The KBase Knowledge Engine: Ecosystem Classification Prototype
Paramvir S. Dehal1* (firstname.lastname@example.org), Marcin P. Joachimiak1, Ziming Yang4, William J. Riehl1, Sean Jungbluth1, Meghan Drake3, Shane Canon1, Dylan Chivian1, Filipe Lui2, Christopher Neely1, Priya Ranjan3, Shinjae Yoo4, Benjamin Allen3, Jason Baumohl1, Kathleen Beilsmith2, David Dakota Blair4, John-Marc Chandonia1, Zachary Crockett3, Ellen G. Dow1, Janaka N. Edirisinghe2, José P. Faria2, Jason Fillman1, Tianhao Gu2, A. J. Ireland1, Roy Kamimura1, Keith Keller1, Dan Klos2, Miriam Land3, Erik Pearson1, Gavin Price1, Boris Sadkhin2, Samuel Seaver2, Alan Seleman2, Gwyneth Terry1, Sumin Wang1, Pamela Weisenhorn2, Qizhi Zhang2, Elisha M. Wood-Charlson1, Robert Cottingham3, Chris Henry2, and Adam P. Arkin1
1Lawrence Berkeley National Laboratory; 2Argonne National Laboratory; 3Oak Ridge National Laboratory; and 4Brookhaven National Laboratory
One of the primary goals of the Department of Energy Systems Biology Knowledgebase (KBase) is the generation and application of biological knowledge from analytical results. To that end, the KBase Knowledge Engine (KE) will leverage existing and novel machine learning and bioinformatics tools to build up such knowledge from the growing body of results from analysis done using KBase and made publicly available. Ultimately, the project seeks to predict the key taxa, functions, ecosystem features, and their interactions. To accomplish this, researchers begin by developing (1) classifiers for identification of key determinants of ecosystems; (2) phenotype and trait predictors; and (3) robust pangenomes and their relationships across the microbial tree of life.
Microbial life is a critical component of Earth’s ecosystems, and the taxonomic and functional information from environmental genomics can provide insights into microbial roles in the environment. However, comparing this data across metagenomes can be challenging, and furthermore, abundance differences may not reflect important functional differences between environments. As a first KBase KE prototype, researchers aimed to use machine learning to: (1) build and evaluate robust ecosystem classification models using standardized data from ~32,000 metagenomes; and (2) identify important classification features and how they relate to understanding of environments on Earth.
Relying on standardized data from the European Bioinformatics Institute MGnify resource, researchers constructed feature tables associating metagenome sample environment labels with Gene Ontology (GO) term abundance, InterPro (IPR) domain, and predicted taxonomy profiles. Through a series of reusable data preparation and cleaning techniques, input data was generated for reliable model training. Hyperparameter tuning was performed on top multiclass classification methods and model performance was assessed with cross-validation.
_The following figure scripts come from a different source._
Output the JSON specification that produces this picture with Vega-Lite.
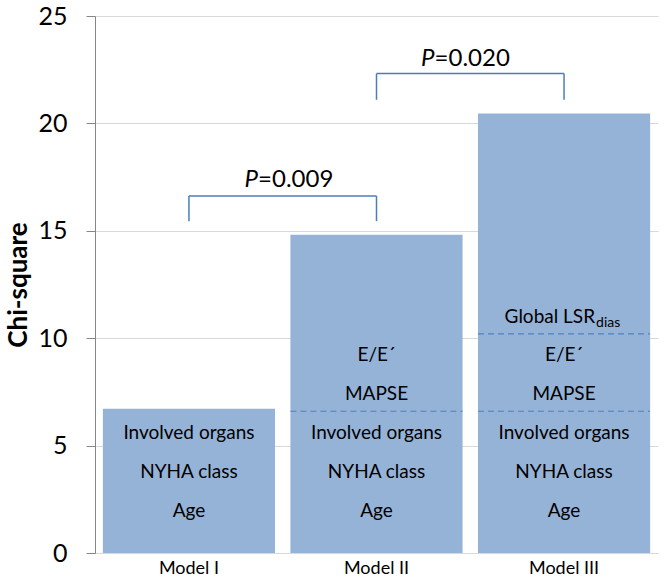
{
  "$schema": "https://vega.github.io/schema/vega-lite/v6.json",
  "autosize": {"type": "none"},
  "padding": {"left": 95, "top": 16, "right": 6, "bottom": 31},
  "width": 563,
  "height": 537,
  "background": "white",
  "config": {"view": {"stroke": null}, "font": "Lato"},
  "datasets": {
    "bars": [
      {"model": "Model I", "chi": 6.72},
      {"model": "Model II", "chi": 14.82},
      {"model": "Model III", "chi": 20.46}
    ],
    "dividers": [
      {"model": "Model II", "level": 6.6},
      {"model": "Model III", "level": 6.6},
      {"model": "Model III", "level": 10.2}
    ],
    "labels": [
      {"model": "Model I", "label": "Age", "pos": 1.97},
      {"model": "Model I", "label": "NYHA class", "pos": 3.79},
      {"model": "Model I", "label": "Involved organs", "pos": 5.6},
      {"model": "Model II", "label": "Age", "pos": 1.97},
      {"model": "Model II", "label": "NYHA class", "pos": 3.79},
      {"model": "Model II", "label": "Involved organs", "pos": 5.6},
      {"model": "Model II", "label": "MAPSE", "pos": 7.42},
      {"model": "Model II", "label": "E/E´", "pos": 9.2},
      {"model": "Model III", "label": "Age", "pos": 1.97},
      {"model": "Model III", "label": "NYHA class", "pos": 3.79},
      {"model": "Model III", "label": "Involved organs", "pos": 5.6},
      {"model": "Model III", "label": "MAPSE", "pos": 7.42},
      {"model": "Model III", "label": "E/E´", "pos": 9.2}
    ],
    "lsr": [
      {"model": "Model III", "label": "Global LSR", "sub": "dias", "pos": 10.98}
    ],
    "brackets": [
      {"id": 1, "from": "Model I", "to": "Model II", "lo": 15.45, "hi": 16.62, "ptext": "P", "rest": "=0.009", "ty": 17.35},
      {"id": 2, "from": "Model II", "to": "Model III", "lo": 21.1, "hi": 22.32, "ptext": "P", "rest": "=0.020", "ty": 23.0}
    ]
  },
  "encoding": {
    "x": {
      "field": "model", "type": "nominal",
      "scale": {"domain": ["Model I", "Model II", "Model III"], "paddingInner": 0.082, "paddingOuter": 0.042},
      "axis": {"title": null, "labelAngle": 0, "ticks": false, "labelFontSize": 18, "labelColor": "#000000", "labelPadding": 6, "domainColor": "#d9d9d9", "labelFont": "Lato"}
    }
  },
  "layer": [
    {
      "data": {"name": "bars"},
      "mark": {"type": "bar", "color": "#95B3D7"},
      "encoding": {
        "y": {
          "field": "chi", "type": "quantitative",
          "scale": {"domain": [0, 25], "nice": false, "zero": true},
          "axis": {
            "title": "Chi-square", "titleFontSize": 26, "titleFontWeight": "bold", "titleColor": "#000000", "titleFont": "Lato", "titlePadding": 6,
            "values": [0, 5, 10, 15, 20, 25],
            "labelFontSize": 25, "labelColor": "#000000", "labelPadding": 19, "labelFont": "Lato",
            "tickColor": "#868686", "tickSize": 9, "domainColor": "#868686",
            "gridColor": "#d9d9d9", "gridWidth": 1
          }
        }
      }
    },
    {
      "data": {"name": "dividers"},
      "mark": {"type": "rule", "color": "#4F81BD", "strokeDash": [6, 4], "strokeWidth": 1.2},
      "encoding": {
        "x": {"field": "model", "type": "nominal", "bandPosition": 0},
        "x2": {"field": "model", "bandPosition": 1},
        "y": {"field": "level", "type": "quantitative", "scale": {"domain": [0, 25], "nice": false}}
      }
    },
    {
      "data": {"name": "labels"},
      "mark": {"type": "text", "fontSize": 19, "color": "#000000", "baseline": "middle", "align": "center"},
      "encoding": {
        "y": {"field": "pos", "type": "quantitative", "scale": {"domain": [0, 25], "nice": false}},
        "text": {"field": "label"}
      }
    },
    {
      "data": {"name": "lsr"},
      "mark": {"type": "text", "fontSize": 19, "color": "#000000", "baseline": "middle", "align": "right", "dx": 31},
      "encoding": {
        "y": {"field": "pos", "type": "quantitative", "scale": {"domain": [0, 25], "nice": false}},
        "text": {"field": "label"}
      }
    },
    {
      "data": {"name": "lsr"},
      "mark": {"type": "text", "fontSize": 14, "color": "#000000", "baseline": "middle", "align": "left", "dx": 32, "dy": 6},
      "encoding": {
        "y": {"field": "pos", "type": "quantitative", "scale": {"domain": [0, 25], "nice": false}},
        "text": {"field": "sub"}
      }
    },
    {
      "data": {"name": "brackets"},
      "mark": {"type": "rule", "color": "#4A7EBB", "strokeWidth": 1.5},
      "encoding": {
        "x": {"field": "from", "type": "nominal"},
        "x2": {"field": "to"},
        "y": {"field": "hi", "type": "quantitative", "scale": {"domain": [0, 25], "nice": false}}
      }
    },
    {
      "data": {"name": "brackets"},
      "mark": {"type": "rule", "color": "#4A7EBB", "strokeWidth": 1.5},
      "encoding": {
        "x": {"field": "from", "type": "nominal"},
        "y": {"field": "lo", "type": "quantitative", "scale": {"domain": [0, 25], "nice": false}},
        "y2": {"field": "hi"}
      }
    },
    {
      "data": {"name": "brackets"},
      "mark": {"type": "rule", "color": "#4A7EBB", "strokeWidth": 1.5},
      "encoding": {
        "x": {"field": "to", "type": "nominal"},
        "y": {"field": "lo", "type": "quantitative", "scale": {"domain": [0, 25], "nice": false}},
        "y2": {"field": "hi"}
      }
    },
    {
      "data": {"name": "brackets"},
      "transform": [{"filter": "datum.id == 1"}],
      "layer": [
        {
          "mark": {"type": "text", "fontSize": 24, "fontStyle": "italic", "color": "#000000", "baseline": "middle", "align": "right", "dx": -17},
          "encoding": {
            "x": {"field": "from", "type": "nominal", "bandPosition": 1},
            "y": {"field": "ty", "type": "quantitative", "scale": {"domain": [0, 25], "nice": false}},
            "text": {"field": "ptext"}
          }
        },
        {
          "mark": {"type": "text", "fontSize": 24, "color": "#000000", "baseline": "middle", "align": "left", "dx": -17},
          "encoding": {
            "x": {"field": "from", "type": "nominal", "bandPosition": 1},
            "y": {"field": "ty", "type": "quantitative", "scale": {"domain": [0, 25], "nice": false}},
            "text": {"field": "rest"}
          }
        }
      ]
    },
    {
      "data": {"name": "brackets"},
      "transform": [{"filter": "datum.id == 2"}],
      "layer": [
        {
          "mark": {"type": "text", "fontSize": 24, "fontStyle": "italic", "color": "#000000", "baseline": "middle", "align": "right", "dx": -28},
          "encoding": {
            "x": {"field": "from", "type": "nominal", "bandPosition": 1},
            "y": {"field": "ty", "type": "quantitative", "scale": {"domain": [0, 25], "nice": false}},
            "text": {"field": "ptext"}
          }
        },
        {
          "mark": {"type": "text", "fontSize": 24, "color": "#000000", "baseline": "middle", "align": "left", "dx": -28},
          "encoding": {
            "x": {"field": "from", "type": "nominal", "bandPosition": 1},
            "y": {"field": "ty", "type": "quantitative", "scale": {"domain": [0, 25], "nice": false}},
            "text": {"field": "rest"}
          }
        }
      ]
    }
  ]
}
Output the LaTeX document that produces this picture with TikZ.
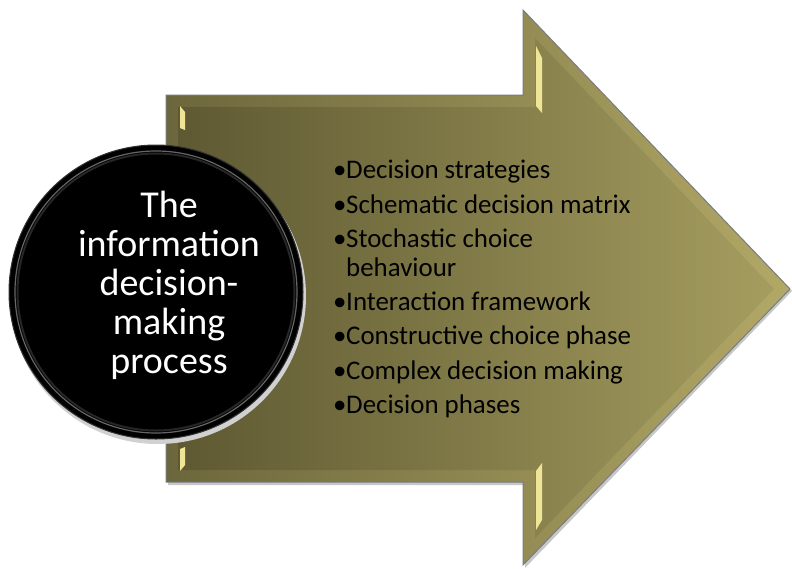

With a permutation analysis to extract feature importance from the top models, researchers obtained features important for classification and used these to construct trees and networks relating different ecosystems. Using relationships from the environmental classification as well as sample ecosystem outliers, the team interpreted model errors, including misclassifications as hypernyms and hyponyms, and were able to account for most model errors suggesting future improvements through better incorporation of classification semantics into model training. Researchers also identified a series of model predictions, which directly suggest sample relabeling, for example providing more specific terms for samples labeled as Environmental: Aquatic: Marine. Results provide a high-performance metagenome ecosystem classification model and enable model interpretability to learn important ecosystem indicator functions as well as ecosystem and function relationships.
This work is supported as part of the Biological and Environmental Research (BER) Program’s Genomic Science program. The DOE Systems Biology Knowledgebase (KBase) is funded by the U.S. Department of Energy, Office of Science, BER Program under Award Numbers DE-AC02-05CH11231, DE-AC02-06CH11357, DE-AC05-00OR22725, and DE-AC02-98CH10886.